The request:
Write out the material again exactly, please, and omit the pictures.

Information shown:
☆ ☆ ☆ ☆ ☆ ☆ ☆

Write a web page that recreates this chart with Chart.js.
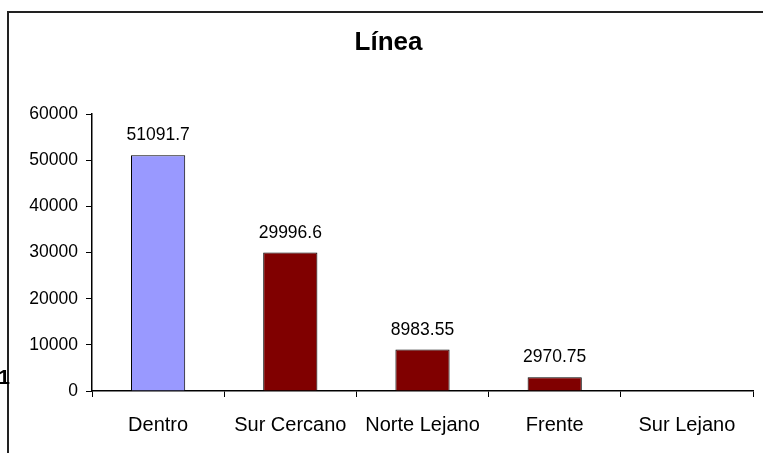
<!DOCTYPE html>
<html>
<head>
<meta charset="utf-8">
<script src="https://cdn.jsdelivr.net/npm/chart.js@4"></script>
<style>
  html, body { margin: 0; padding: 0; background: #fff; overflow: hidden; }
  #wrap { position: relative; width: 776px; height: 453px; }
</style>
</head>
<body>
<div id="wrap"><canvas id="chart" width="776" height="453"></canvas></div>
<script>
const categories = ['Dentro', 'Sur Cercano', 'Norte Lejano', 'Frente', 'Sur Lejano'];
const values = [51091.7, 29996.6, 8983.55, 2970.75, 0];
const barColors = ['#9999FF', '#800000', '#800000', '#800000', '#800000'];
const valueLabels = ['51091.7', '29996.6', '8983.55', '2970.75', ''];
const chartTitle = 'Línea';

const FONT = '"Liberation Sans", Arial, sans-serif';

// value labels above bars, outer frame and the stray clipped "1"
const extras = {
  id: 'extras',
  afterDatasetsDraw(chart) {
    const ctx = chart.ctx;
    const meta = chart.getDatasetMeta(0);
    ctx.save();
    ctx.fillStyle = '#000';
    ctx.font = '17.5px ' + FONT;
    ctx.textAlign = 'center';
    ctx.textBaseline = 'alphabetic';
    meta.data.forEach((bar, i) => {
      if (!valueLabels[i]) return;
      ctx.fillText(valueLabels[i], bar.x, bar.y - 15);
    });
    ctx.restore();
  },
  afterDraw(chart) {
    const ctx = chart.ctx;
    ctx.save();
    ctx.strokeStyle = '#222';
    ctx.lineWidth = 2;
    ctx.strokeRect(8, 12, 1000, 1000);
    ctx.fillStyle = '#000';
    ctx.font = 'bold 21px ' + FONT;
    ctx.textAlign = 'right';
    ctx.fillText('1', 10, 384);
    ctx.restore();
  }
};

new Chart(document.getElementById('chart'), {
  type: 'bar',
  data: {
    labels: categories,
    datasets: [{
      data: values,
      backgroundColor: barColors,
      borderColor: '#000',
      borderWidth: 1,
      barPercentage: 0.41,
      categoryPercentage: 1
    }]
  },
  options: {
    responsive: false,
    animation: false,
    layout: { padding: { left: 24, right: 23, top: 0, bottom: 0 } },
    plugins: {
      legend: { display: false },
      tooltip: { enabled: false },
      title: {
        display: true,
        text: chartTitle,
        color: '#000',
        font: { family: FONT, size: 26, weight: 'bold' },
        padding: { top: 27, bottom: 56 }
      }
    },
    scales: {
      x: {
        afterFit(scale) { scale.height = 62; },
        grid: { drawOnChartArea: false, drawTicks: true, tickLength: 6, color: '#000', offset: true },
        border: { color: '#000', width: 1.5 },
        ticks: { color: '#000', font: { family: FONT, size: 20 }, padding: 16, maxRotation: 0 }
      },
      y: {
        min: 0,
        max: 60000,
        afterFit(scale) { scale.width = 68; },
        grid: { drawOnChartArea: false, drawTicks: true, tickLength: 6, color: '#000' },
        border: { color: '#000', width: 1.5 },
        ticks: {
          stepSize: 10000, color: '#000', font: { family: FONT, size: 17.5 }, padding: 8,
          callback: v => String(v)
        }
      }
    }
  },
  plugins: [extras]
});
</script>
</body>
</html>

☆ ☆ ☆ ☆ ☆ ☆ ☆

Written response:
Write a web page that recreates this chart with Chart.js.
<!DOCTYPE html>
<html>
<head>
<meta charset="utf-8">
<script src="https://cdn.jsdelivr.net/npm/chart.js@4"></script>
<style>
  html, body { margin: 0; padding: 0; background: #fff; overflow: hidden; }
  #wrap { position: relative; width: 776px; height: 453px; }
</style>
</head>
<body>
<div id="wrap"><canvas id="chart" width="776" height="453"></canvas></div>
<script>
const categories = ['Dentro', 'Sur Cercano', 'Norte Lejano', 'Frente', 'Sur Lejano'];
const values = [51091.7, 29996.6, 8983.55, 2970.75, 0];
const barColors = ['#9999FF', '#800000', '#800000', '#800000', '#800000'];
const valueLabels = ['51091.7', '29996.6', '8983.55', '2970.75', ''];
const chartTitle = 'Línea';

const FONT = '"Liberation Sans", Arial, sans-serif';

// value labels above bars, outer frame and the stray clipped "1"
const extras = {
  id: 'extras',
  afterDatasetsDraw(chart) {
    const ctx = chart.ctx;
    const meta = chart.getDatasetMeta(0);
    ctx.save();
    ctx.fillStyle = '#000';
    ctx.font = '17.5px ' + FONT;
    ctx.textAlign = 'center';
    ctx.textBaseline = 'alphabetic';
    meta.data.forEach((bar, i) => {
      if (!valueLabels[i]) return;
      ctx.fillText(valueLabels[i], bar.x, bar.y - 15);
    });
    ctx.restore();
  },
  afterDraw(chart) {
    const ctx = chart.ctx;
    ctx.save();
    ctx.strokeStyle = '#222';
    ctx.lineWidth = 2;
    ctx.strokeRect(8, 12, 1000, 1000);
    ctx.fillStyle = '#000';
    ctx.font = 'bold 21px ' + FONT;
    ctx.textAlign = 'right';
    ctx.fillText('1', 10, 384);
    ctx.restore();
  }
};

new Chart(document.getElementById('chart'), {
  type: 'bar',
  data: {
    labels: categories,
    datasets: [{
      data: values,
      backgroundColor: barColors,
      borderColor: '#000',
      borderWidth: 1,
      barPercentage: 0.41,
      categoryPercentage: 1
    }]
  },
  options: {
    responsive: false,
    animation: false,
    layout: { padding: { left: 24, right: 23, top: 0, bottom: 0 } },
    plugins: {
      legend: { display: false },
      tooltip: { enabled: false },
      title: {
        display: true,
        text: chartTitle,
        color: '#000',
        font: { family: FONT, size: 26, weight: 'bold' },
        padding: { top: 27, bottom: 56 }
      }
    },
    scales: {
      x: {
        afterFit(scale) { scale.height = 62; },
        grid: { drawOnChartArea: false, drawTicks: true, tickLength: 6, color: '#000', offset: true },
        border: { color: '#000', width: 1.5 },
        ticks: { color: '#000', font: { family: FONT, size: 20 }, padding: 16, maxRotation: 0 }
      },
      y: {
        min: 0,
        max: 60000,
        afterFit(scale) { scale.width = 68; },
        grid: { drawOnChartArea: false, drawTicks: true, tickLength: 6, color: '#000' },
        border: { color: '#000', width: 1.5 },
        ticks: {
          stepSize: 10000, color: '#000', font: { family: FONT, size: 17.5 }, padding: 8,
          callback: v => String(v)
        }
      }
    }
  },
  plugins: [extras]
});
</script>
</body>
</html>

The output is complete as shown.